Question 2 Multiple Choice
A 3 A current source lies on the boundary between mesh 1 and mesh 2. How should mesh analysis handle this?
AAssign the voltage across the current source as an unknown and include it in the KVL equation for each mesh
BIgnore the current source — ideal current sources have zero resistance and don't appear in KVL
CWrite KVL around the outer perimeter of both meshes combined (skipping the current source branch), then add the constraint I₁ − I₂ = 3 A
DSet I₁ = 3 A and I₂ = 0, since the source fixes the current in one mesh
An ideal current source has an unknown voltage across it, so you cannot write KVL around a loop that includes it without introducing another unknown. The supermesh technique avoids this: merge the two meshes into one by going around the outer perimeter (skipping the branch with the current source) to write one KVL equation. Then add the constraint equation I₁ − I₂ = 3 A (or its negative), which the current source directly specifies. Together these give the same number of equations as unknowns.
Question 3 True / False
Mesh currents are fictitious variables — they are not directly measured anywhere in the physical circuit.
TTrue
FFalse
Answer: True
True. Mesh currents (I₁, I₂, ...) are mathematical abstractions assigned to the enclosed loops of a planar circuit. They have no single physical wire where you could place an ammeter and read off I₁. The physically measurable quantity — actual branch current — is obtained by algebraically summing all mesh currents sharing that branch. Their value as a technique lies in producing a systematic, minimal set of equations, not in having direct physical meaning.
Question 4 True / False
Mesh analysis can be applied to any circuit, including those whose wires is expected to cross when drawn on a flat surface.
TTrue
FFalse
Answer: False
False. Mesh analysis requires the circuit to be planar — drawable on a flat surface without any wires crossing. In a non-planar circuit, the concept of an 'enclosed mesh region' breaks down because the topology does not admit a consistent set of independent loops in the plane. For non-planar circuits, nodal analysis (which works on any circuit) is the correct systematic method.
Question 5 Short Answer
Explain why a current source between two meshes prevents writing a standard KVL equation around either mesh, and describe how the supermesh technique resolves this problem.
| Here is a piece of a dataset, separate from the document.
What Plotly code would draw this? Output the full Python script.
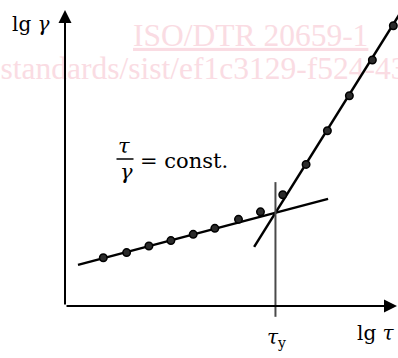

Think about your answer, then reveal below.
Model answer: KVL requires summing known or expressible voltage drops around a loop. An ideal current source fixes the current through a branch but leaves the voltage across it as unknown and unconstrained — it adjusts to whatever the circuit requires. Including this unknown voltage in a KVL equation adds a variable without adding a useful equation. The supermesh resolves this by forming a larger loop that goes around the outside of both meshes, bypassing the current source branch entirely. This produces one KVL equation free of the unknown voltage. The missing equation is replaced by the current source's own constraint: I₁ − I₂ = I_source, which directly relates the two mesh currents.
The supermesh is not a workaround — it is the correct application of KVL to a loop that avoids the problematic branch. The number of independent equations is preserved: two meshes normally give two equations; a supermesh gives one combined KVL equation plus one constraint equation, still totaling two equations for two unknowns.